Performance and variability modelling of ultra-thin body silicon and 2D material FETs.

2D materials are explored as candidates for channel materials in highly scaled transistors thanks to their excellent electrostatic control and pristine van der Waals surfaces. Ab initio modelling of transition-metal dichalcogenides (TMDs) shows promising performance.^[1] However, due to their van der Waals nature, 2D materials face significant integration challenges, including increased variability.^[2] Alternatively, through standard CMOS scaling, ultra-thin body (UTB) silicon approaches a quasi-2D material and may offer similar electrostatic control. While their integration path is more straightforward, the lack of a pristine van der Waals interface may induce even higher process variability. Two main questions thus arise: (1) can UTB silicon be as performant as native 2D materials, and (2) how does the variability of UTB silicon compare to 2D materials?

To address these questions, a physics-based compact model is indispensable. At imec, significant effort is devoted to developing compact models that capture the behavior of FinFETs, nanosheets, and ideal 2D transistors, as predicted by advanced TCAD and quantum transport simulators. However, the physics of UTB and 2D devices is fundamentally different than that of bulk materials. In low-dimensional materials, the material’s interface is inseparable from the material itself.

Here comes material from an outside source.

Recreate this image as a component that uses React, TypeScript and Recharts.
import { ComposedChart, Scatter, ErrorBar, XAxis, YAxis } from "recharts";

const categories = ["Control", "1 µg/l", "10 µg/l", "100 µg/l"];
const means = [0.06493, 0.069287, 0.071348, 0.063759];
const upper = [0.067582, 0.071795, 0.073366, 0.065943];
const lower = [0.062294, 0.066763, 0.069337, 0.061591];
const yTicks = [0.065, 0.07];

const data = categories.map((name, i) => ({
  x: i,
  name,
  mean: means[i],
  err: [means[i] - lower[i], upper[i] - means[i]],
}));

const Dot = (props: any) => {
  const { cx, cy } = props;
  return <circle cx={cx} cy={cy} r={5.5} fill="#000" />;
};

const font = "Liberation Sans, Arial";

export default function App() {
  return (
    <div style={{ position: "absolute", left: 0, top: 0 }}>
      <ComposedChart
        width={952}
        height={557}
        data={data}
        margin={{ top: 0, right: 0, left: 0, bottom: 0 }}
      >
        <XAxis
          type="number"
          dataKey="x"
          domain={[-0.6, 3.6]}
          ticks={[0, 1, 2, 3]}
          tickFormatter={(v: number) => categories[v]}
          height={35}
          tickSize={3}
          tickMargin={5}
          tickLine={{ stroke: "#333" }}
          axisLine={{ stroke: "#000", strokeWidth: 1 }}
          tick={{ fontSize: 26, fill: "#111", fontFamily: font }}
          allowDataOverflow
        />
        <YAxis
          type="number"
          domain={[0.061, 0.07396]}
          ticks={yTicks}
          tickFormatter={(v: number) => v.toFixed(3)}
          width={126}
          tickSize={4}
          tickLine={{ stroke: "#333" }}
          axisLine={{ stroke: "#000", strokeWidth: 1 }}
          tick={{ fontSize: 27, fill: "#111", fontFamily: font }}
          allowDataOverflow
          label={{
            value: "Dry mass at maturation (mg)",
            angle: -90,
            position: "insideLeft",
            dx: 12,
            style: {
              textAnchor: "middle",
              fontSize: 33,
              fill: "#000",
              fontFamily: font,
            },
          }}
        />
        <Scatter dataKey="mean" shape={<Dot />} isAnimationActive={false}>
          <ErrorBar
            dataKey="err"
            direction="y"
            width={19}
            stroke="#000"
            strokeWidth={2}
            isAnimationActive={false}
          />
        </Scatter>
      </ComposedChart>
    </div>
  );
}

Interactions with the surroundings are much stronger, and materials parameters are a strong function of their environment. Effects such as electron-phonon scattering, remote-phonon scattering, surface roughness, trapped charges, and oxide dangling bonds must be correctly captured in the compact model to describe the performance and variability of these inherently non-ideal devices.

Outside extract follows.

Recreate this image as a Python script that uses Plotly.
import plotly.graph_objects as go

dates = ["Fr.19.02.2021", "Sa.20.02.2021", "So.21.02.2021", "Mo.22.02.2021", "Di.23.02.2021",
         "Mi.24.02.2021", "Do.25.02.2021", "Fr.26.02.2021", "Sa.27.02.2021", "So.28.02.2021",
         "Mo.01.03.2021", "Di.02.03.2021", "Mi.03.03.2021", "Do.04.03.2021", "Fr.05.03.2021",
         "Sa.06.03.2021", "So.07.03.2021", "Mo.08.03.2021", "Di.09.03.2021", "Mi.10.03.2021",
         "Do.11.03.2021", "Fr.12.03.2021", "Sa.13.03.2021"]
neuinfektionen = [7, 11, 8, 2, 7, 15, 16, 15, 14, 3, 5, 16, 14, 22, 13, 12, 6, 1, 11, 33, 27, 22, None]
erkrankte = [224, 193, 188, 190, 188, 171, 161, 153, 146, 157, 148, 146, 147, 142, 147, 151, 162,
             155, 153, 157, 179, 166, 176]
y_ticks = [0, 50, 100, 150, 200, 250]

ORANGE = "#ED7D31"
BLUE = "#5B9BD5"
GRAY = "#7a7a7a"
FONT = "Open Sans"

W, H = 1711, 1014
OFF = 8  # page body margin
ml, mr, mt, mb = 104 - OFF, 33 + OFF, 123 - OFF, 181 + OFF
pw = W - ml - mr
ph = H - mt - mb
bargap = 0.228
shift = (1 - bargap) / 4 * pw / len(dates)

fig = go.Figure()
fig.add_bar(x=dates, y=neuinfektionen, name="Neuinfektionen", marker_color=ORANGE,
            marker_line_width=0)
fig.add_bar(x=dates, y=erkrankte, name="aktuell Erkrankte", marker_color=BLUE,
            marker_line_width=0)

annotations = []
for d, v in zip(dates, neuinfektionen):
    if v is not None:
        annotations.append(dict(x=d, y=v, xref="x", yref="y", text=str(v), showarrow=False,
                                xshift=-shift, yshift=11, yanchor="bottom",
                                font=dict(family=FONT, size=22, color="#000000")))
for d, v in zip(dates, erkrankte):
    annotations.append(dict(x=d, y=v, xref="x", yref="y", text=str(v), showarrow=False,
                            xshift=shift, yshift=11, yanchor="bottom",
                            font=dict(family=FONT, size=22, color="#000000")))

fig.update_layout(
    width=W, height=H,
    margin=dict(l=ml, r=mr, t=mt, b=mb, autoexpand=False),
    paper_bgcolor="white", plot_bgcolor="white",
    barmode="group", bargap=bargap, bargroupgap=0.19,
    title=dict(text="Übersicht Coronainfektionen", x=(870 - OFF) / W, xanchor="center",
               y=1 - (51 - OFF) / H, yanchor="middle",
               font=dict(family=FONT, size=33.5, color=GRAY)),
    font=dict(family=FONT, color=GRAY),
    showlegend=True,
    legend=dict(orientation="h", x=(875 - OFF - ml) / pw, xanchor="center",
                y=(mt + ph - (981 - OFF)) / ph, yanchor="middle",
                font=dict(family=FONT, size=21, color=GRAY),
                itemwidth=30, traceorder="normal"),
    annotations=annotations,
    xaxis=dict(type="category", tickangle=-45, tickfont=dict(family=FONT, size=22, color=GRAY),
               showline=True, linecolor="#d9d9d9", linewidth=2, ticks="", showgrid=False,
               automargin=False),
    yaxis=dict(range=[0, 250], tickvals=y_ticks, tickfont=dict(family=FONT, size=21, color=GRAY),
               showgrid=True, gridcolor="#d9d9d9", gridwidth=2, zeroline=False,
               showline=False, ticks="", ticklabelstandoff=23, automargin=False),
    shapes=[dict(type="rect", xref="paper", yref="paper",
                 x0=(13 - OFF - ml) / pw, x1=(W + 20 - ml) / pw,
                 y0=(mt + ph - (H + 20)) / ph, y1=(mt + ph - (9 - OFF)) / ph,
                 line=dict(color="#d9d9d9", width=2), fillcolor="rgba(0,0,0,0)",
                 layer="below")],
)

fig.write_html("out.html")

As a Ph.D. candidate, you will need to distil the complex material and device physics that governs the non-ideal quasi-2D device into approximate analytical methods to be implemented in a performant compact model. You will collaborate closely with the advanced simulation groups at imec to fit and adapt your model to the latest device predictions. To reliably capture the process variability, you will incorporate the latest experimental data from imec’s state-of-the-art cleanroom. At the interface of device and circuit design, you will work with device experts at imec to compare the power, performance, cost and area (PPAC) of these quasi-2D devices. Finally, you will collaborate with circuit designers at imec and KU Leuven to understand the relevant parameter space and manage the variability challenges of these highly scaled devices. Through this work, you will help build the CMOS scaling roadmap into the future.